The devotional I meant to read this morning is lying face-up on the bedside table, so I grab it and open my Bible to Isaiah.

“… you will nurse and be carried on her arm and dandied on her knees. As a mother comforts her child, so will I comfort you…”*

As a mother…comforts her child…. Hmmm.

I glance back at my husband and think about his mother. I’d never met her; she’d died long before he’d married me, and I’d often wondered if she’d like me. I notice my husband’s eyelashes fanned gently on the bend of his rough cheek. Their soft texture is all that remains as a testament of his little boy face; the face she stroked and kissed at night; the face she loved so much and held so dear.

I feel tears come to my eyes as I remember the harsh words I said to him today. Would I want my son’s wife to say those things to him? No, of course not. She wouldn’t want her son treated this way, either.

I quietly lean down to kiss his cheek as he sleeps. Twice.

“That one was for your Mama. And this one is for me,” I whisper.

*Isaiah 66:13, The Holy Bible, NIV

Monday, December 1, 2008

National Novel Writing Month is Over

I finished the goal of writing 50,000 words for National Novel Writing Month and now the real work begins!
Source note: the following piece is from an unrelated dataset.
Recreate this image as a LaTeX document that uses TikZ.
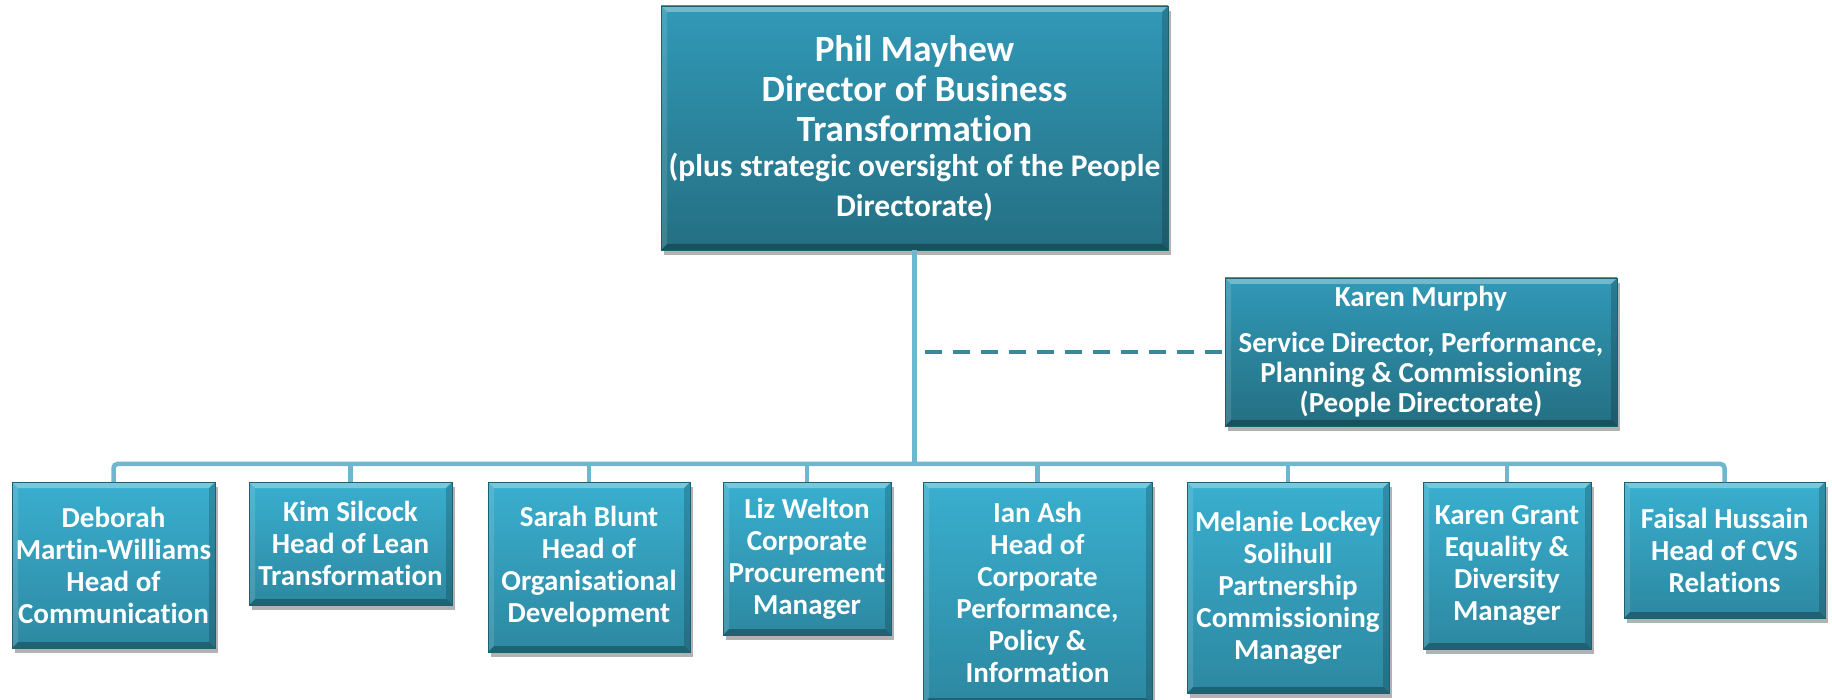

Actually, writing 50,000 words in 30 days WAS real work--especially that last two days--it was Thanksgiving weekend after all, and there were many more things I wanted to do....BUT I made myself finish it on Saturday because even though I'd been under this deadline for a month, all of a sudden it felt unbearable...just HAD to get it done and off my shoulders. Once that 50,000 was verified and I was declared a "winner", I could breath again. Funny, eh?
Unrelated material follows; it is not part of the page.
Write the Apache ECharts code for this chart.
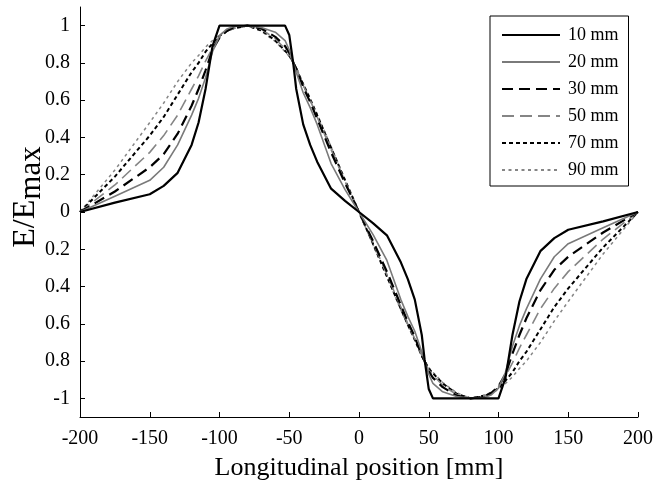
<!DOCTYPE html>
<html>
<head>
<meta charset="utf-8">
<script src="https://cdn.jsdelivr.net/npm/echarts@6/dist/echarts.min.js"></script>
<style>
  html, body { margin: 0; padding: 0; background: #fff; }
  #chart { width: 667px; height: 489px; }
</style>
</head>
<body>
<div id="chart"></div>
<script>
// Longitudinal positions (mm) at which the normalised field is sampled
const positions = [-200,-175,-150,-140,-130,-120,-115,-110,-105,-100,-95,-90,-80,-70,-60,-53,-50,-47,-45,-40,-35,-30,-20,-10,0,
  10,20,30,35,40,45,47,50,53,60,70,80,90,95,100,105,110,115,120,130,140,150,175,200];

// E/Emax profiles for each electrode width
const e10mm = [0,0.05,0.095,0.14,0.21,0.36,0.48,0.66,0.89,1,1,1,1,1,1,1,0.95,0.79,0.66,0.47,0.36,0.27,0.125,0.06,0,
  -0.06,-0.125,-0.27,-0.36,-0.47,-0.66,-0.79,-0.95,-1,-1,-1,-1,-1,-1,-1,-0.89,-0.66,-0.48,-0.36,-0.21,-0.14,-0.095,-0.05,0];
const e20mm = [0,0.085,0.17,0.24,0.36,0.52,0.61,0.72,0.86,0.945,0.98,0.995,1,0.99,0.965,0.92,0.87,0.80,0.75,0.64,0.56,0.47,0.26,0.12,0,
  -0.12,-0.26,-0.47,-0.56,-0.64,-0.75,-0.80,-0.87,-0.92,-0.965,-0.99,-1,-0.995,-0.98,-0.945,-0.86,-0.72,-0.61,-0.52,-0.36,-0.24,-0.17,-0.085,0];
const e30mm = [0,0.11,0.24,0.31,0.42,0.57,0.66,0.76,0.87,0.935,0.97,0.99,1,0.985,0.94,0.89,0.855,0.80,0.77,0.67,0.59,0.50,0.32,0.155,0,
  -0.155,-0.32,-0.50,-0.59,-0.67,-0.77,-0.80,-0.855,-0.89,-0.94,-0.985,-1,-0.99,-0.97,-0.935,-0.87,-0.76,-0.66,-0.57,-0.42,-0.31,-0.24,-0.11,0];
const e50mm = [0,0.145,0.32,0.41,0.52,0.66,0.73,0.81,0.88,0.935,0.97,0.985,1,0.98,0.93,0.875,0.85,0.80,0.77,0.68,0.60,0.51,0.335,0.165,0,
  -0.165,-0.335,-0.51,-0.60,-0.68,-0.77,-0.80,-0.85,-0.875,-0.93,-0.98,-1,-0.985,-0.97,-0.935,-0.88,-0.81,-0.73,-0.66,-0.52,-0.41,-0.32,-0.145,0];
const e70mm = [0,0.19,0.41,0.51,0.63,0.75,0.80,0.86,0.905,0.945,0.97,0.985,1,0.975,0.92,0.865,0.84,0.80,0.77,0.685,0.605,0.52,0.345,0.17,0,
  -0.17,-0.345,-0.52,-0.605,-0.685,-0.77,-0.80,-0.84,-0.865,-0.92,-0.975,-1,-0.985,-0.97,-0.945,-0.905,-0.86,-0.80,-0.75,-0.63,-0.51,-0.41,-0.19,0];
const e90mm = [0,0.225,0.48,0.585,0.70,0.80,0.84,0.885,0.92,0.95,0.975,0.99,1,0.97,0.915,0.86,0.835,0.80,0.775,0.69,0.61,0.525,0.35,0.175,0,
  -0.175,-0.35,-0.525,-0.61,-0.69,-0.775,-0.80,-0.835,-0.86,-0.915,-0.97,-1,-0.99,-0.975,-0.95,-0.92,-0.885,-0.84,-0.80,-0.70,-0.585,-0.48,-0.225,0];

const seriesNames = ['10 mm', '20 mm', '30 mm', '50 mm', '70 mm', '90 mm'];

// Y ticks and the text printed next to them
const yTickValues = [-1,-0.8,-0.6,-0.4,-0.2,0,0.2,0.4,0.6,0.8,1];
const yTickLabels = ['-1','0.8','0.6','0.4','0.2','0','0.2','0.4','0.6','0.8','1'];

const serif = 'Liberation Serif';
const profiles = [e10mm, e20mm, e30mm, e50mm, e70mm, e90mm];
const lineStyles = [
  { color: '#000000', width: 2.2, type: 'solid' },
  { color: '#7a7a7a', width: 1.6, type: 'solid' },
  { color: '#000000', width: 2.2, type: [11, 6] },
  { color: '#858585', width: 1.6, type: [12, 6] },
  { color: '#000000', width: 2.0, type: [4, 3] },
  { color: '#858585', width: 1.5, type: [3, 3.5] }
];

const series = profiles.map((vals, i) => ({
  name: seriesNames[i],
  type: 'line',
  data: positions.map((x, j) => [x, vals[j]]),
  symbol: 'none',
  showSymbol: false,
  smooth: false,
  lineStyle: lineStyles[i],
  itemStyle: { color: lineStyles[i].color },
  z: 10 - i
}));

const chart = echarts.init(document.getElementById('chart'), null, { renderer: 'canvas' });
chart.setOption({
  animation: false,
  backgroundColor: '#ffffff',
  grid: { left: 80, right: 29, top: 7, bottom: 72, containLabel: false, outerBoundsMode: 'none' },
  legend: {
    orient: 'vertical',
    left: 490,
    top: 16,
    width: 142,
    padding: [10, 10, 7, 11],
    itemWidth: 58,
    itemHeight: 14,
    itemGap: 9,
    borderColor: '#000',
    borderWidth: 1,
    backgroundColor: '#fff',
    itemStyle: { opacity: 0 },
    textStyle: { fontFamily: serif, fontSize: 18, color: '#000', padding: [0, 0, 0, 3] },
    data: seriesNames
  },
  xAxis: {
    type: 'value',
    min: -200,
    max: 200,
    interval: 50,
    name: 'Longitudinal position [mm]',
    nameLocation: 'middle',
    nameGap: 38,
    nameTextStyle: { fontFamily: serif, fontSize: 26, color: '#000' },
    axisLine: { show: true, onZero: false, lineStyle: { color: '#000', width: 1 } },
    axisTick: { show: true, inside: true, length: 5, lineStyle: { color: '#000' } },
    axisLabel: { fontFamily: serif, fontSize: 20, color: '#000', margin: 12 },
    splitLine: { show: false }
  },
  yAxis: {
    type: 'value',
    min: -1.1,
    max: 1.1,
    name: '{a|E/E}{b|max}',
    nameLocation: 'middle',
    nameRotate: 90,
    nameGap: 33,
    nameMoveOverlap: false,
    nameTextStyle: {
      padding: [0, 0, 0, 30],
      rich: {
        a: { fontFamily: serif, fontSize: 32, color: '#000', lineHeight: 42, verticalAlign: 'middle' },
        b: { fontFamily: serif, fontSize: 31, color: '#000', lineHeight: 42, verticalAlign: 'bottom' }
      }
    },
    axisLine: { show: true, onZero: false, lineStyle: { color: '#000', width: 1 } },
    axisTick: { show: true, inside: true, length: 5, customValues: yTickValues, lineStyle: { color: '#000' } },
    axisLabel: {
      customValues: yTickValues,
      fontFamily: serif, fontSize: 20, color: '#000', margin: 10,
      formatter: (v) => {
        const k = yTickValues.findIndex(t => Math.abs(t - v) < 1e-9);
        return k >= 0 ? yTickLabels[k] : '';
      }
    },
    splitLine: { show: false }
  },
  series: series
});
</script>
</body>
</html>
This story has always felt like something I was "meant" to do. But it's not your ordinary Amish book. I pray it's honest, and human, and kind, and hope-filled all at the same time. It's a story that's based on ex-Amish experiences, and some of those experiences are not so happy, but if I wrote an all happy Amish book, it wouldn't reflect real life. None of us are immune from life's mistakes, pains, fears, sins, troubles, and injustices. Neither are the Amish, but I hope this story, which is unique to a group of Amish from my part of the world, can bring some insight into the secret and often misunderstood practices of the most strict Amish sects. That's why I wrote it--to be honest and to reflect the real hearts of real people--with their foibles and human failings and courage.
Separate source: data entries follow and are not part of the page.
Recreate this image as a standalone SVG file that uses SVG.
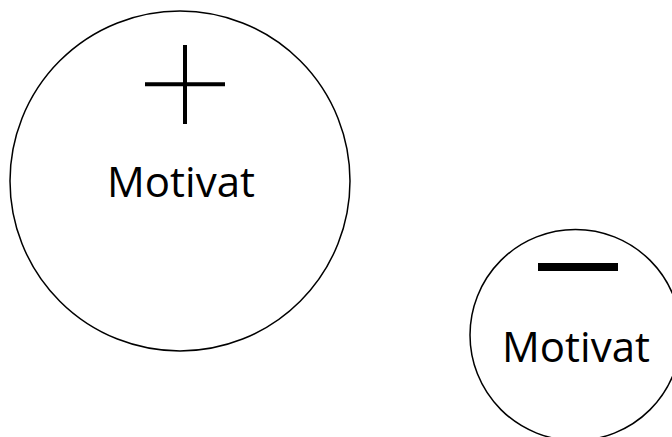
<svg xmlns="http://www.w3.org/2000/svg" width="672" height="437" viewBox="0 0 672 437">
<style>
.c{fill:#fff;stroke:#000;stroke-width:1.5}
.t{font-family:"Open Sans","Liberation Sans",sans-serif;font-size:42px;fill:#000;text-anchor:middle}
.s{stroke:#000;fill:none}
</style>
<rect width="672" height="437" fill="#fff"/>
<g id="positive">
<circle class="c" cx="180" cy="181" r="170"/>
<path class="s" stroke-width="4" d="M145 84.3H225M185 45V124"/>
<text class="t" x="181" y="197">Motivat</text>
</g>
<g id="negative">
<circle class="c" cx="575.5" cy="335" r="105.5"/>
<path class="s" stroke-width="8" d="M538 267H618"/>
<text class="t" x="576" y="362">Motivat</text>
</g>
<g id="connectors"></g>
</svg>
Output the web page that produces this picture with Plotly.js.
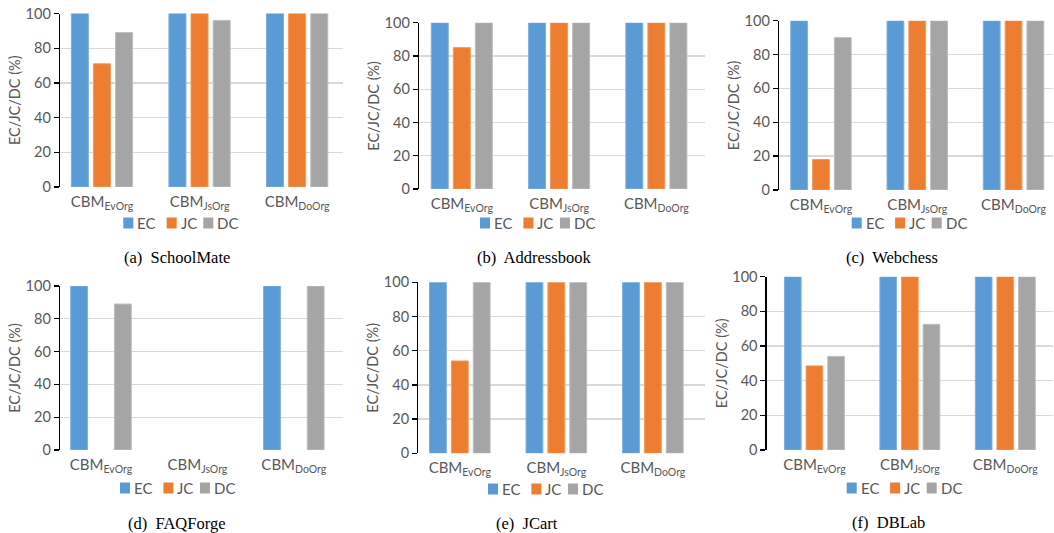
<!DOCTYPE html>
<html>
<head>
<meta charset="utf-8">
<script src="https://cdn.plot.ly/plotly-3.0.1.min.js"></script>
<style>html,body{margin:0;padding:0;background:#fff;}#chart{width:1054px;height:533px;}</style>
</head>
<body>
<div id="chart"></div>
<script>
// ---- data ----
const categories = ['CBM<sub>EvOrg</sub>', 'CBM<sub>JsOrg</sub>', 'CBM<sub>DoOrg</sub>'];
const seriesNames = ['EC', 'JC', 'DC'];
const panelNames = ['(a)  SchoolMate', '(b)  Addressbook', '(c)  Webchess', '(d)  FAQForge', '(e)  JCart', '(f)  DBLab'];
const yTicks = [0, 20, 40, 60, 80, 100];

const schoolmateEC = [100, 100, 100];
const schoolmateJC = [71, 100, 100];
const schoolmateDC = [89, 96, 100];

const addressbookEC = [100, 100, 100];
const addressbookJC = [85, 100, 100];
const addressbookDC = [100, 100, 100];

const webchessEC = [100, 100, 100];
const webchessJC = [18, 100, 100];
const webchessDC = [90, 100, 100];

const faqforgeEC = [100, 0, 100];
const faqforgeJC = [0, 0, 0];
const faqforgeDC = [89, 0, 100];

const jcartEC = [100, 100, 100];
const jcartJC = [54, 100, 100];
const jcartDC = [100, 100, 100];

const dblabEC = [100, 100, 100];
const dblabJC = [48.5, 100, 100];
const dblabDC = [54, 72.5, 100];

const panelSeries = [
  [schoolmateEC, schoolmateJC, schoolmateDC],
  [addressbookEC, addressbookJC, addressbookDC],
  [webchessEC, webchessJC, webchessDC],
  [faqforgeEC, faqforgeJC, faqforgeDC],
  [jcartEC, jcartJC, jcartDC],
  [dblabEC, dblabJC, dblabDC]
];

// ---- styling / layout geometry (pixels) ----
const W = 1054, H = 533;
const colors = ['#5B9BD5', '#ED7D31', '#A5A5A5'];
const lineColors = ['#7FB0DE', '#F29A5E', '#BDBDBD'];
const geom = [
  {L: 60,    R: 343,  T: 13.5,  B: 187,   r: [-0.43, 2.47], lx: 123.3, ly: 223, cx: 177, cy: 257},
  {L: 419,   R: 705,  T: 22.7,  B: 189,   r: [-0.44, 2.50], lx: 480,   ly: 223, cx: 534, cy: 257},
  {L: 779,   R: 1053, T: 20.7,  B: 190,   r: [-0.436, 2.41], lx: 851.7, ly: 223, cx: 892, cy: 257},
  {L: 60,    R: 343,  T: 286,   B: 450,   r: [-0.425, 2.51], lx: 120,   ly: 488, cx: 176, cy: 523},
  {L: 418.3, R: 705,  T: 282.3, B: 453.3, r: [-0.43, 2.54], lx: 488,   ly: 489, cx: 527, cy: 523},
  {L: 766.7, R: 1053, T: 276.7, B: 450,   r: [-0.50, 2.50], lx: 846.7, ly: 488, cx: 888, cy: 522}
];
const legendOffsets = [0, 43.4, 80];   // swatch left offsets within a legend row
const swatchW = 10, swatchH = 11;

const sansFamily = 'Lato, "Open Sans", sans-serif';
const tickFont = {family: sansFamily, size: 14.5, color: '#595959'};
const traces = [];
const layout = {
  width: W, height: H,
  margin: {l: 0, r: 0, t: 0, b: 0},
  paper_bgcolor: '#ffffff', plot_bgcolor: '#ffffff',
  barmode: 'group', bargap: 0.32, bargroupgap: 0.23,
  showlegend: false,
  annotations: [], shapes: []
};

geom.forEach((g, i) => {
  const n = i + 1;
  const xa = n === 1 ? 'x' : 'x' + n;
  const ya = n === 1 ? 'y' : 'y' + n;
  panelSeries[i].forEach((vals, s) => {
    traces.push({
      type: 'bar', x: categories, y: vals, name: seriesNames[s],
      xaxis: xa, yaxis: ya,
      marker: {color: colors[s], line: {color: lineColors[s], width: vals.map(v => v > 0 ? 1 : 0)}},
      hoverinfo: 'skip'
    });
  });
  layout[n === 1 ? 'xaxis' : 'xaxis' + n] = {
    domain: [g.L / W, g.R / W], anchor: ya, type: 'category',
    range: g.r, showgrid: false, zeroline: false, showline: false,
    ticks: '', ticklabelstandoff: 4, tickfont: {family: sansFamily, size: 15, color: '#595959'}, fixedrange: true
  };
  layout[n === 1 ? 'yaxis' : 'yaxis' + n] = {
    domain: [1 - g.B / H, 1 - g.T / H], anchor: xa,
    range: [0, 100], tickvals: yTicks, showgrid: true, gridcolor: '#D9D9D9', gridwidth: 1.3,
    zeroline: false, showline: true, linecolor: '#000000', linewidth: 1.3,
    ticks: 'outside', ticklen: 5, tickcolor: '#000000', tickwidth: 1.3,
    tickfont: tickFont, fixedrange: true,
    title: {text: 'EC/JC/DC (%)', font: {family: sansFamily, size: 14.5, color: '#595959'}, standoff: 1}
  };
  // legend row: swatches + labels
  seriesNames.forEach((nm, s) => {
    const x0 = g.lx + legendOffsets[s];
    layout.shapes.push({
      type: 'rect', xref: 'paper', yref: 'paper',
      x0: x0 / W, x1: (x0 + swatchW) / W,
      y0: 1 - (g.ly + swatchH / 2) / H, y1: 1 - (g.ly - swatchH / 2) / H,
      fillcolor: colors[s], line: {width: 0}
    });
    layout.annotations.push({
      text: nm, xref: 'paper', yref: 'paper', x: (x0 + swatchW + 2) / W, y: 1 - g.ly / H,
      xanchor: 'left', yanchor: 'middle', showarrow: false,
      font: {family: sansFamily, size: 15, color: '#595959'}
    });
  });
  layout.annotations.push({
    text: panelNames[i], xref: 'paper', yref: 'paper', x: g.cx / W, y: 1 - g.cy / H,
    xanchor: 'center', yanchor: 'middle', showarrow: false,
    font: {family: '"Liberation Serif", "Times New Roman", serif', size: 16.5, color: '#000000'}
  });
});

Plotly.newPlot('chart', traces, layout, {displayModeBar: false, staticPlot: true});
</script>
</body>
</html>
There's more work to do, and the novel isn't finished, but I'm glad I challenged myself to start it and get more than half of the book written. It was a challenge I honestly didn't think I could meet, but I did and I'm happy!

Will I do NaNoWriMo again next year? Who knows, but I'm hoping I'll be too busy editing and preparing this book for publication by never know what the Lord has in mind when you let Him decide your future!